> _PROBLEM STATEMENT_
Go through the data and copy every line exactly, but not the images.
_____
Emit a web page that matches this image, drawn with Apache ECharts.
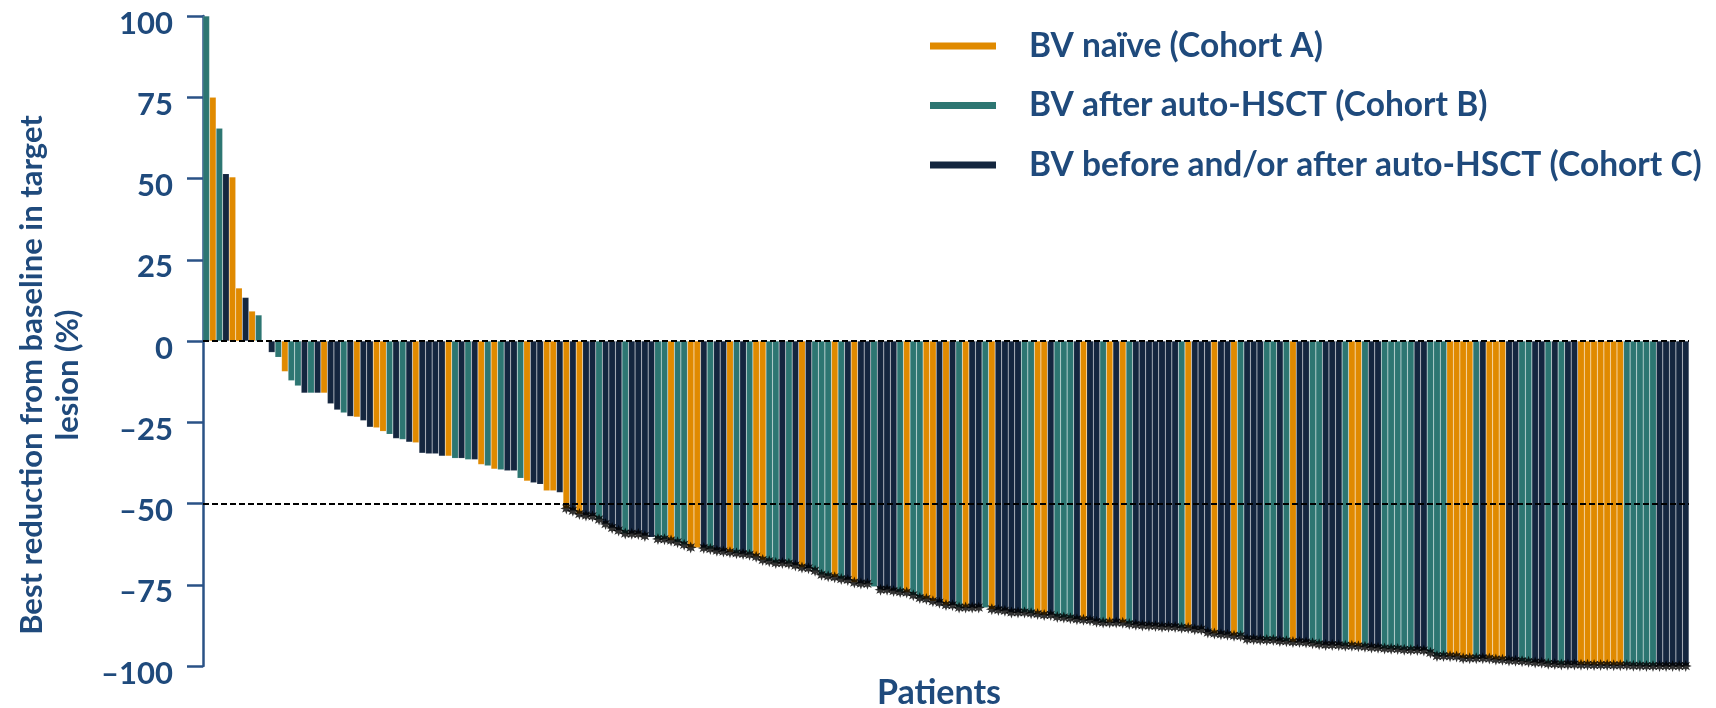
<!DOCTYPE html>
<html>
<head>
<meta charset="utf-8">
<script src="https://cdn.jsdelivr.net/npm/echarts@6/dist/echarts.min.js"></script>
<style>
html,body{margin:0;padding:0;background:#fff;}
#chart{width:1716px;height:708px;}
</style>
</head>
<body>
<div id="chart"></div>
<script>
// Best reduction from baseline (%) per patient, sorted
const values = [
100,75,65.5,51.5,50.5,16.3,13.4,9.2,8,0,
-3.5,-5,-9.4,-12.2,-13.8,-16,-16,-16,-16,-19.3,
-21.2,-22.1,-23.2,-23.4,-24.5,-26.5,-26.7,-27.8,-28.7,-30,
-30.3,-31.1,-31.3,-34.5,-34.7,-34.7,-35.4,-35.4,-36.1,-36.1,
-36.5,-36.5,-38,-38.4,-39.4,-39.6,-39.9,-39.9,-42.2,-43.1,
-43.6,-44.1,-46.1,-46.1,-46.6,-51.5,-52.2,-53.2,-53.7,-53.9,
-54.9,-56.3,-57.5,-58.3,-59.2,-59.3,-59.4,-60,-60.4,-60.9,
-61,-61.4,-61.9,-62.7,-63.5,-63.6,-63.7,-64,-64.5,-64.8,
-65,-65.3,-65.5,-65.8,-66.4,-67.4,-67.8,-68.3,-68.3,-68.5,
-69.1,-69.7,-69.9,-70.7,-71.9,-72.4,-72.7,-73.2,-73.5,-74.3,
-74.6,-74.7,-75.6,-76.5,-76.5,-76.9,-77.2,-77.4,-78.2,-79.1,
-79.4,-80.1,-80.5,-81.2,-81.3,-82,-82,-82,-82,-82.1,
-82.5,-82.8,-83,-83.5,-83.5,-83.5,-83.8,-84,-84.3,-84.3,
-84.9,-85.1,-85.3,-85.6,-85.8,-85.9,-86.4,-86.6,-86.6,-86.6,
-86.7,-87.1,-87.3,-87.5,-87.6,-87.7,-87.9,-87.9,-88,-88.2,
-88.3,-88.7,-88.8,-89.7,-90,-90.2,-90.4,-90.7,-90.8,-91.8,
-91.8,-91.9,-92,-92,-92.3,-92.4,-92.6,-92.6,-92.8,-93,
-93.3,-93.5,-93.5,-93.6,-93.8,-93.8,-93.9,-94.1,-94.3,-94.4,
-94.6,-94.7,-94.8,-95,-95.1,-95.1,-95.2,-95.9,-96.9,-96.9,
-97,-97.1,-97.6,-97.6,-97.6,-97.6,-97.7,-98,-98.1,-98.3,
-98.4,-98.5,-98.7,-98.9,-99,-99.3,-99.4,-99.5,-99.5,-99.5,
-99.6,-99.6,-99.7,-99.7,-99.7,-99.8,-99.8,-99.8,-99.9,-99.9,
-100,-100,-100,-100,-100,-100,-100
];
// Cohort of each patient (A, B, C)
const cohorts = (
'BABCAACABB' + 'CBABBCBCAC' + 'CBCACCAABC' + 'BCACCCCABC' + 'BCABABCCBA' +
'CCAACACACC' + 'BCCCBCCCCB' + 'BABBAACBCC' + 'ABCBAABBCB' + 'CACBBBABCA' +
'CCBCCCBABB' + 'AACACBACCB' + 'ACCCCBBAAC' + 'BBBCACCBAC' + 'ABCCCCCCCB' +
'ACCCACCABC' + 'CCBBCBACCB' + 'BCCCBAABCC' + 'BBBBBCCBBB' + 'AAAABCAAAC' +
'CBBCCBCBCC' + 'AAAAAAABBB' + 'BBCCCCC'
).split('');
// Patients without the asterisk marker
const noStar = [68, 75, 102, 119];
const seriesNames = ['BV naïve (Cohort A)', 'BV after auto-HSCT (Cohort B)', 'BV before and/or after auto-HSCT (Cohort C)'];
const cohortKeys = ['A', 'B', 'C'];
const yTicks = [-100, -75, -50, -25, 0, 25, 50, 75, 100];

const colors = ['#E08A00', '#2D7672', '#14263F'];
const textColor = '#1F4A7C';
const categories = values.map((v, i) => 'P' + (i + 1));

// 8-point star symbol
function starPath() {
  let d = '';
  for (let k = 0; k < 16; k++) {
    const a = k * Math.PI / 8 - Math.PI / 2;
    const r = k % 2 === 0 ? 10 : 5;
    const x = (10 + r * Math.cos(a)).toFixed(2);
    const y = (10 + r * Math.sin(a)).toFixed(2);
    d += (k === 0 ? 'M' : 'L') + x + ' ' + y + ' ';
  }
  return 'path://' + d + 'Z';
}

const barSeries = cohortKeys.map((key, k) => ({
  name: seriesNames[k],
  type: 'bar',
  stack: 'all',
  barCategoryGap: 0,
  barGap: 0,
  itemStyle: { color: colors[k], borderColor: 'rgba(255,255,255,0.22)', borderWidth: 0.5 },
  data: values.map((v, i) => cohorts[i] === key ? v : '-'),
  animation: false
}));

const starData = [];
values.forEach((v, i) => { if (v <= -50 && noStar.indexOf(i) < 0) starData.push([i, v]); });

const chart = echarts.init(document.getElementById('chart'));
const option = {
  animation: false,
  grid: { left: 203, right: 27, top: 16, bottom: 42, containLabel: false },
  xAxis: {
    type: 'category', data: categories,
    axisLine: { show: false }, axisTick: { show: false }, axisLabel: { show: false },
    splitLine: { show: false }
  },
  yAxis: {
    type: 'value', min: -100, max: 100, interval: 25,
    axisLine: { show: true, lineStyle: { color: '#2A5286', width: 2.5 } },
    axisTick: { show: true, length: 16, lineStyle: { color: '#2A5286', width: 2.5 } },
    splitLine: { show: false },
    axisLabel: {
      margin: 30, color: textColor, fontFamily: 'Lato', fontWeight: 'bold', fontSize: 31,
      formatter: v => yTicks.indexOf(v) >= 0 ? '{t|' + (v < 0 ? '\u2013' + Math.abs(v) : String(v)) + '}' : '',
      rich: {
        t: { padding: [15, 0, 0, 0], color: textColor, fontFamily: 'Lato', fontWeight: 'bold', fontSize: 31 }
      }
    }
  },
  series: barSeries.concat([{
    type: 'scatter',
    data: starData,
    symbol: starPath(),
    symbolSize: 12,
    itemStyle: { color: '#000' },
    z: 4,
    silent: true,
    markLine: {
      silent: true, symbol: 'none', z: 6,
      label: { show: false },
      lineStyle: { color: '#000', type: [6, 3], width: 1.8 },
      data: [{ yAxis: 0 }, { yAxis: -50 }]
    }
  }]),
  graphic: [
    {
      type: 'text', x: 50, y: 375, rotation: Math.PI / 2,
      style: {
        text: 'Best reduction from baseline in target\nlesion (%)',
        font: 'bold 31px Lato', fill: textColor, lineHeight: 36,
        align: 'center', verticalAlign: 'middle', textAlign: 'center', textVerticalAlign: 'middle'
      }
    },
    {
      type: 'text', x: 939, y: 693,
      style: {
        text: 'Patients', font: 'bold 34px Lato', fill: textColor,
        align: 'center', verticalAlign: 'middle', textAlign: 'center', textVerticalAlign: 'middle'
      }
    }
  ].concat(seriesNames.flatMap((name, k) => [
    { type: 'rect', shape: { x: 930, y: 46 + k * 59.5 - 3.5, width: 66, height: 7 }, style: { fill: colors[k] } },
    {
      type: 'text', x: 1029, y: 46 + k * 59.5,
      style: {
        text: name, font: 'bold 33.5px Lato', fill: textColor,
        align: 'left', verticalAlign: 'middle', textAlign: 'left', textVerticalAlign: 'middle'
      }
    }
  ]))
};
chart.setOption(option);
</script>
</body>
</html>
_____
> _SOLUTION TO THIS TASK_
Emit a web page that matches this image, drawn with Apache ECharts.
<!DOCTYPE html>
<html>
<head>
<meta charset="utf-8">
<script src="https://cdn.jsdelivr.net/npm/echarts@6/dist/echarts.min.js"></script>
<style>
html,body{margin:0;padding:0;background:#fff;}
#chart{width:1716px;height:708px;}
</style>
</head>
<body>
<div id="chart"></div>
<script>
// Best reduction from baseline (%) per patient, sorted
const values = [
100,75,65.5,51.5,50.5,16.3,13.4,9.2,8,0,
-3.5,-5,-9.4,-12.2,-13.8,-16,-16,-16,-16,-19.3,
-21.2,-22.1,-23.2,-23.4,-24.5,-26.5,-26.7,-27.8,-28.7,-30,
-30.3,-31.1,-31.3,-34.5,-34.7,-34.7,-35.4,-35.4,-36.1,-36.1,
-36.5,-36.5,-38,-38.4,-39.4,-39.6,-39.9,-39.9,-42.2,-43.1,
-43.6,-44.1,-46.1,-46.1,-46.6,-51.5,-52.2,-53.2,-53.7,-53.9,
-54.9,-56.3,-57.5,-58.3,-59.2,-59.3,-59.4,-60,-60.4,-60.9,
-61,-61.4,-61.9,-62.7,-63.5,-63.6,-63.7,-64,-64.5,-64.8,
-65,-65.3,-65.5,-65.8,-66.4,-67.4,-67.8,-68.3,-68.3,-68.5,
-69.1,-69.7,-69.9,-70.7,-71.9,-72.4,-72.7,-73.2,-73.5,-74.3,
-74.6,-74.7,-75.6,-76.5,-76.5,-76.9,-77.2,-77.4,-78.2,-79.1,
-79.4,-80.1,-80.5,-81.2,-81.3,-82,-82,-82,-82,-82.1,
-82.5,-82.8,-83,-83.5,-83.5,-83.5,-83.8,-84,-84.3,-84.3,
-84.9,-85.1,-85.3,-85.6,-85.8,-85.9,-86.4,-86.6,-86.6,-86.6,
-86.7,-87.1,-87.3,-87.5,-87.6,-87.7,-87.9,-87.9,-88,-88.2,
-88.3,-88.7,-88.8,-89.7,-90,-90.2,-90.4,-90.7,-90.8,-91.8,
-91.8,-91.9,-92,-92,-92.3,-92.4,-92.6,-92.6,-92.8,-93,
-93.3,-93.5,-93.5,-93.6,-93.8,-93.8,-93.9,-94.1,-94.3,-94.4,
-94.6,-94.7,-94.8,-95,-95.1,-95.1,-95.2,-95.9,-96.9,-96.9,
-97,-97.1,-97.6,-97.6,-97.6,-97.6,-97.7,-98,-98.1,-98.3,
-98.4,-98.5,-98.7,-98.9,-99,-99.3,-99.4,-99.5,-99.5,-99.5,
-99.6,-99.6,-99.7,-99.7,-99.7,-99.8,-99.8,-99.8,-99.9,-99.9,
-100,-100,-100,-100,-100,-100,-100
];
// Cohort of each patient (A, B, C)
const cohorts = (
'BABCAACABB' + 'CBABBCBCAC' + 'CBCACCAABC' + 'BCACCCCABC' + 'BCABABCCBA' +
'CCAACACACC' + 'BCCCBCCCCB' + 'BABBAACBCC' + 'ABCBAABBCB' + 'CACBBBABCA' +
'CCBCCCBABB' + 'AACACBACCB' + 'ACCCCBBAAC' + 'BBBCACCBAC' + 'ABCCCCCCCB' +
'ACCCACCABC' + 'CCBBCBACCB' + 'BCCCBAABCC' + 'BBBBBCCBBB' + 'AAAABCAAAC' +
'CBBCCBCBCC' + 'AAAAAAABBB' + 'BBCCCCC'
).split('');
// Patients without the asterisk marker
const noStar = [68, 75, 102, 119];
const seriesNames = ['BV naïve (Cohort A)', 'BV after auto-HSCT (Cohort B)', 'BV before and/or after auto-HSCT (Cohort C)'];
const cohortKeys = ['A', 'B', 'C'];
const yTicks = [-100, -75, -50, -25, 0, 25, 50, 75, 100];

const colors = ['#E08A00', '#2D7672', '#14263F'];
const textColor = '#1F4A7C';
const categories = values.map((v, i) => 'P' + (i + 1));

// 8-point star symbol
function starPath() {
  let d = '';
  for (let k = 0; k < 16; k++) {
    const a = k * Math.PI / 8 - Math.PI / 2;
    const r = k % 2 === 0 ? 10 : 5;
    const x = (10 + r * Math.cos(a)).toFixed(2);
    const y = (10 + r * Math.sin(a)).toFixed(2);
    d += (k === 0 ? 'M' : 'L') + x + ' ' + y + ' ';
  }
  return 'path://' + d + 'Z';
}

const barSeries = cohortKeys.map((key, k) => ({
  name: seriesNames[k],
  type: 'bar',
  stack: 'all',
  barCategoryGap: 0,
  barGap: 0,
  itemStyle: { color: colors[k], borderColor: 'rgba(255,255,255,0.22)', borderWidth: 0.5 },
  data: values.map((v, i) => cohorts[i] === key ? v : '-'),
  animation: false
}));

const starData = [];
values.forEach((v, i) => { if (v <= -50 && noStar.indexOf(i) < 0) starData.push([i, v]); });

const chart = echarts.init(document.getElementById('chart'));
const option = {
  animation: false,
  grid: { left: 203, right: 27, top: 16, bottom: 42, containLabel: false },
  xAxis: {
    type: 'category', data: categories,
    axisLine: { show: false }, axisTick: { show: false }, axisLabel: { show: false },
    splitLine: { show: false }
  },
  yAxis: {
    type: 'value', min: -100, max: 100, interval: 25,
    axisLine: { show: true, lineStyle: { color: '#2A5286', width: 2.5 } },
    axisTick: { show: true, length: 16, lineStyle: { color: '#2A5286', width: 2.5 } },
    splitLine: { show: false },
    axisLabel: {
      margin: 30, color: textColor, fontFamily: 'Lato', fontWeight: 'bold', fontSize: 31,
      formatter: v => yTicks.indexOf(v) >= 0 ? '{t|' + (v < 0 ? '\u2013' + Math.abs(v) : String(v)) + '}' : '',
      rich: {
        t: { padding: [15, 0, 0, 0], color: textColor, fontFamily: 'Lato', fontWeight: 'bold', fontSize: 31 }
      }
    }
  },
  series: barSeries.concat([{
    type: 'scatter',
    data: starData,
    symbol: starPath(),
    symbolSize: 12,
    itemStyle: { color: '#000' },
    z: 4,
    silent: true,
    markLine: {
      silent: true, symbol: 'none', z: 6,
      label: { show: false },
      lineStyle: { color: '#000', type: [6, 3], width: 1.8 },
      data: [{ yAxis: 0 }, { yAxis: -50 }]
    }
  }]),
  graphic: [
    {
      type: 'text', x: 50, y: 375, rotation: Math.PI / 2,
      style: {
        text: 'Best reduction from baseline in target\nlesion (%)',
        font: 'bold 31px Lato', fill: textColor, lineHeight: 36,
        align: 'center', verticalAlign: 'middle', textAlign: 'center', textVerticalAlign: 'middle'
      }
    },
    {
      type: 'text', x: 939, y: 693,
      style: {
        text: 'Patients', font: 'bold 34px Lato', fill: textColor,
        align: 'center', verticalAlign: 'middle', textAlign: 'center', textVerticalAlign: 'middle'
      }
    }
  ].concat(seriesNames.flatMap((name, k) => [
    { type: 'rect', shape: { x: 930, y: 46 + k * 59.5 - 3.5, width: 66, height: 7 }, style: { fill: colors[k] } },
    {
      type: 'text', x: 1029, y: 46 + k * 59.5,
      style: {
        text: name, font: 'bold 33.5px Lato', fill: textColor,
        align: 'left', verticalAlign: 'middle', textAlign: 'left', textVerticalAlign: 'middle'
      }
    }
  ]))
};
chart.setOption(option);
</script>
</body>
</html>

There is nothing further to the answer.